## GIVEN INFORMATION
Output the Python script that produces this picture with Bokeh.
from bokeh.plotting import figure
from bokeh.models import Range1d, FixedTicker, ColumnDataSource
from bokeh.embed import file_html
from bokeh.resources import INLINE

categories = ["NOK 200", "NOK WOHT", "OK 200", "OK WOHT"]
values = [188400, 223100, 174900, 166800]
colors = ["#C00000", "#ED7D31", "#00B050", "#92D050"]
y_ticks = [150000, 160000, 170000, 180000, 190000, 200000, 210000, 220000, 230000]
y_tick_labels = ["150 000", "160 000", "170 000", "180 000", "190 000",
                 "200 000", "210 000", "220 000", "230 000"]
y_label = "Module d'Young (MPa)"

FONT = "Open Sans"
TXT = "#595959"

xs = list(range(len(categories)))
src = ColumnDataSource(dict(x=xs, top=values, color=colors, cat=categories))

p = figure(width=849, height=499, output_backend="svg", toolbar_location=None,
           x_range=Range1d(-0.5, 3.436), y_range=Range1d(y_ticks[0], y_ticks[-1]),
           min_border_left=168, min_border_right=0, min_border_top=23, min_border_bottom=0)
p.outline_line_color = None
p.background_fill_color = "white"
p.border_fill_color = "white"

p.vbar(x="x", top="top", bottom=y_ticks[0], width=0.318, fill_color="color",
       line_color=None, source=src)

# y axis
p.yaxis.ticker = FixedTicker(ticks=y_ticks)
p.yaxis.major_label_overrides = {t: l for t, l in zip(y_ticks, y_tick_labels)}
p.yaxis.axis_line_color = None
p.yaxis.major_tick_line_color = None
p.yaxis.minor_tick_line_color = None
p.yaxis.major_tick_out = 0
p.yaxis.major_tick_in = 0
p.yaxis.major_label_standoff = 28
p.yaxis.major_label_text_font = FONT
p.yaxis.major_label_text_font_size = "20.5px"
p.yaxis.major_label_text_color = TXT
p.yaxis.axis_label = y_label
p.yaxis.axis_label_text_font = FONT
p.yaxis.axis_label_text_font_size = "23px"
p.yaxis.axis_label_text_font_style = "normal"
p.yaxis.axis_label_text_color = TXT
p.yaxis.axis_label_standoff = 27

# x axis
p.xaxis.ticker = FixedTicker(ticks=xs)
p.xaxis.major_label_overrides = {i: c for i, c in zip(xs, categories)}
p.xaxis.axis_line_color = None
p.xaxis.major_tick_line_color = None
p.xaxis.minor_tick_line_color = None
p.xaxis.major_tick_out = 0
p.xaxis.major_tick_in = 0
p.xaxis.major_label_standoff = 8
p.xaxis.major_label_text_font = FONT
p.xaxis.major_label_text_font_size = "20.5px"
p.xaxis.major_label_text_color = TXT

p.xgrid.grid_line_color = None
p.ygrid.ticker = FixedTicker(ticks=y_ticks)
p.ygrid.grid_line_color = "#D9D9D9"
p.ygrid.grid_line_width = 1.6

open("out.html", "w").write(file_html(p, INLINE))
* * *
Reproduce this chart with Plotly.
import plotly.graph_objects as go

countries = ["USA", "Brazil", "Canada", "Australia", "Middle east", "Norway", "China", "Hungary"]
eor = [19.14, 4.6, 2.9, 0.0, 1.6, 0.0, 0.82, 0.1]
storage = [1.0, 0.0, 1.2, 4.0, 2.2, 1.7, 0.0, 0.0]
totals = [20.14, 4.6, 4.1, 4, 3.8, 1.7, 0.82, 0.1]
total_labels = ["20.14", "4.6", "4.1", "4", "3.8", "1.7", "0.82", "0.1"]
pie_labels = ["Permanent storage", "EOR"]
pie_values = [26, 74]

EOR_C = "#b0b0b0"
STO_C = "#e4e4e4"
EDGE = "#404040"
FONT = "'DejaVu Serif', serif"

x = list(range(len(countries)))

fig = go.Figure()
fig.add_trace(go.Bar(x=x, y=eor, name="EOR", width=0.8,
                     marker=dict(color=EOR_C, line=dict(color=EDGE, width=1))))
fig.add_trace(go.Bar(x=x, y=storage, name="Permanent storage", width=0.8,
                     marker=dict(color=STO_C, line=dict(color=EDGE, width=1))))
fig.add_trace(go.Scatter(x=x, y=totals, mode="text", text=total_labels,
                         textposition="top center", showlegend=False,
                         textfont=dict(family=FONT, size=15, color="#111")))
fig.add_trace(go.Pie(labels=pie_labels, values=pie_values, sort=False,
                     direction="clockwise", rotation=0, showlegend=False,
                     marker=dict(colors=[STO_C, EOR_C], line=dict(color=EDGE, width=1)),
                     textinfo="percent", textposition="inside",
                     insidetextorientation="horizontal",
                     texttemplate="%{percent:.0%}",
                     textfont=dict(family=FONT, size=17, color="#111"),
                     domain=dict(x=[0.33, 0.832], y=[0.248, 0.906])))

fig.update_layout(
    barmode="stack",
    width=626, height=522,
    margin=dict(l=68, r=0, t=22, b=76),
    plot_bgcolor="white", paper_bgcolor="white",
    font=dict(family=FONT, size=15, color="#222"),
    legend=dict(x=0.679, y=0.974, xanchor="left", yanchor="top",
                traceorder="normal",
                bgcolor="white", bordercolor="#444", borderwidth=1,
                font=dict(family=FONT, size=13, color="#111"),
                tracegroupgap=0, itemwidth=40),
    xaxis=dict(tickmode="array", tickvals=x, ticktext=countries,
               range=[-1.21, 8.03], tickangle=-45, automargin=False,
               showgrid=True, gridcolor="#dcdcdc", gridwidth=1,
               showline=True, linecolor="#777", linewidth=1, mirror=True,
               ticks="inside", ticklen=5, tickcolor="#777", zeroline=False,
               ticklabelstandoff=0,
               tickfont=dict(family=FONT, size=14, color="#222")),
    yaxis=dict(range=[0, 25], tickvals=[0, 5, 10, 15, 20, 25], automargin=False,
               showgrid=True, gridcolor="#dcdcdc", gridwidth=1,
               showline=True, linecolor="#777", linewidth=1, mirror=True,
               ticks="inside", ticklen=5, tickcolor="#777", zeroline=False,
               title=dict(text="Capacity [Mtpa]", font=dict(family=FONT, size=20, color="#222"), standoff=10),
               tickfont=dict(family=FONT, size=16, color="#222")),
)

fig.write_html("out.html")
---
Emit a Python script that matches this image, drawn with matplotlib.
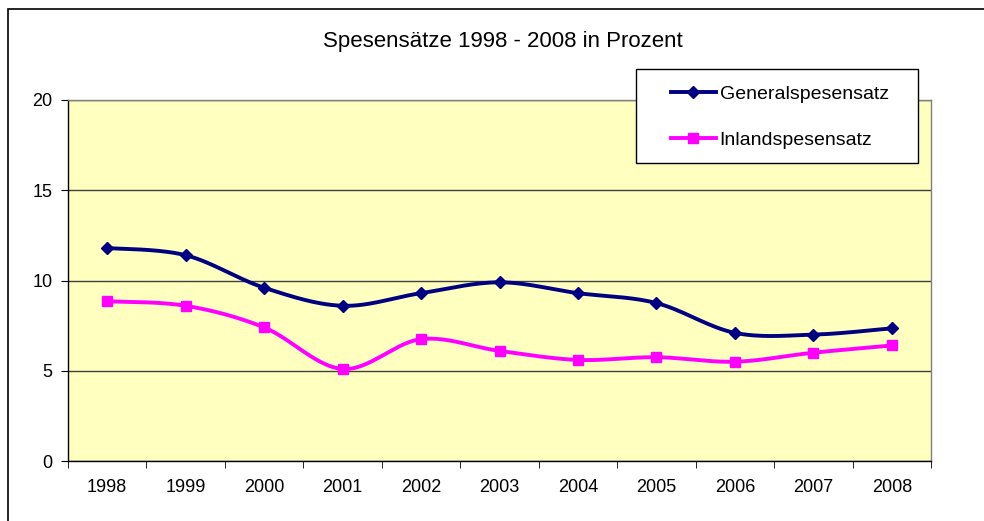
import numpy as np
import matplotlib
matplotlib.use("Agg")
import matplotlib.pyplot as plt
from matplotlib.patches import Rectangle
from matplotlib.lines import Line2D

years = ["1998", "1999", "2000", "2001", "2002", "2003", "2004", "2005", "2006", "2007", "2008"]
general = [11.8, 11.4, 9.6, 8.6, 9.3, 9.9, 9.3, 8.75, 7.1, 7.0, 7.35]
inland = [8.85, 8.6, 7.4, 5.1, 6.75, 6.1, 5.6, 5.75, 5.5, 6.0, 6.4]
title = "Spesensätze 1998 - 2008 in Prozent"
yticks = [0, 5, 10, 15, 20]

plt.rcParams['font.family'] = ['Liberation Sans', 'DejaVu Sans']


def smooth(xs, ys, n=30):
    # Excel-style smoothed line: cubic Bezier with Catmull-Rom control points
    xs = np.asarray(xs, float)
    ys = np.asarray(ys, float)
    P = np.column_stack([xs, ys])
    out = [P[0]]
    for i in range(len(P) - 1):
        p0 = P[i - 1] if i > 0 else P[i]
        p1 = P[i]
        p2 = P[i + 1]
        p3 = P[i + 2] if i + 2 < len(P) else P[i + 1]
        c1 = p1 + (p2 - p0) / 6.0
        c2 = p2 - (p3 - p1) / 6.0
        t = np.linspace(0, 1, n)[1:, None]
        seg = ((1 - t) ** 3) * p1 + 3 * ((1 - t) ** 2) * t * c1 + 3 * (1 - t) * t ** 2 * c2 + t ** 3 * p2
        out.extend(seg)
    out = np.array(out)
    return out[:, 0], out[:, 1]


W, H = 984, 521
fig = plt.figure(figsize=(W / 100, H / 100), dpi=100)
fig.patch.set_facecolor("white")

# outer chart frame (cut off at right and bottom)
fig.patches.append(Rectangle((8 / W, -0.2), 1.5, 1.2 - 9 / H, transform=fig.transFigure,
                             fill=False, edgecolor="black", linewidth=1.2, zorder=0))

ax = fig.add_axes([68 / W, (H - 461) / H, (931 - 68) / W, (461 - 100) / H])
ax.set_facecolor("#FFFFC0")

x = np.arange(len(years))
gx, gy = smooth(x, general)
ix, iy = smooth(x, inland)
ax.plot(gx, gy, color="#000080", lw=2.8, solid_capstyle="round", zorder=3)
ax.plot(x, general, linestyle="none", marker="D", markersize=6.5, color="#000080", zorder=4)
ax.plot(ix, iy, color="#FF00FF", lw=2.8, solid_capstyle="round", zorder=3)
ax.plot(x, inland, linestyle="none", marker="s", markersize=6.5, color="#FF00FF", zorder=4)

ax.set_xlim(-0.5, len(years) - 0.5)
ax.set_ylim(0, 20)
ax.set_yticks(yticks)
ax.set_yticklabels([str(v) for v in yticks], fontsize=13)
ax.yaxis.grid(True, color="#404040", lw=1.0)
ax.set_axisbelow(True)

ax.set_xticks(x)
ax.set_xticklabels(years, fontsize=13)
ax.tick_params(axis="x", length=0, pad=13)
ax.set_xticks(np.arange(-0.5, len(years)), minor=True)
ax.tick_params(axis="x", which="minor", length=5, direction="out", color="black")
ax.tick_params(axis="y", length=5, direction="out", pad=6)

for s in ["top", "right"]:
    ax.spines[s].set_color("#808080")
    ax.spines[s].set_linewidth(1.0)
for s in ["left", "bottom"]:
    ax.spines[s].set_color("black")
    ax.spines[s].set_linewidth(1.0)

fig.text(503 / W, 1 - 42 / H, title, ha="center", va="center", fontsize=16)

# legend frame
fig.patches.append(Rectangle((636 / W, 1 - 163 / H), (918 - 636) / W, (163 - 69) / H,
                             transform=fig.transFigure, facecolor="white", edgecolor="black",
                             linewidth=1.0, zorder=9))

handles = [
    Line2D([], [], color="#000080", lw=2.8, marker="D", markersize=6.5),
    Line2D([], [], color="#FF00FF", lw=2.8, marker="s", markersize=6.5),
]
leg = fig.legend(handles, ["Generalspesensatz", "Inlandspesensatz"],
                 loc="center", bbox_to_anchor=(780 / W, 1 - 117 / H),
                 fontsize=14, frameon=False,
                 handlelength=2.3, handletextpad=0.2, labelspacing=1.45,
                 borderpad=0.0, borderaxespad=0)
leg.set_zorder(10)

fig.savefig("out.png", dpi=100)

## EXERCISE DESCRIPTION
Only the lines from "Emit a Python" through "plt.rcParams['font.family'] = ['Liberation" should appear in your output, copied exactly with both end lines, and with no pictures.

## WRITTEN ANSWER
Emit a Python script that matches this image, drawn with matplotlib.
import numpy as np
import matplotlib
matplotlib.use("Agg")
import matplotlib.pyplot as plt
from matplotlib.patches import Rectangle
from matplotlib.lines import Line2D

years = ["1998", "1999", "2000", "2001", "2002", "2003", "2004", "2005", "2006", "2007", "2008"]
general = [11.8, 11.4, 9.6, 8.6, 9.3, 9.9, 9.3, 8.75, 7.1, 7.0, 7.35]
inland = [8.85, 8.6, 7.4, 5.1, 6.75, 6.1, 5.6, 5.75, 5.5, 6.0, 6.4]
title = "Spesensätze 1998 - 2008 in Prozent"
yticks = [0, 5, 10, 15, 20]

plt.rcParams['font.family'] = ['Liberation Sans', 'DejaVu Sans']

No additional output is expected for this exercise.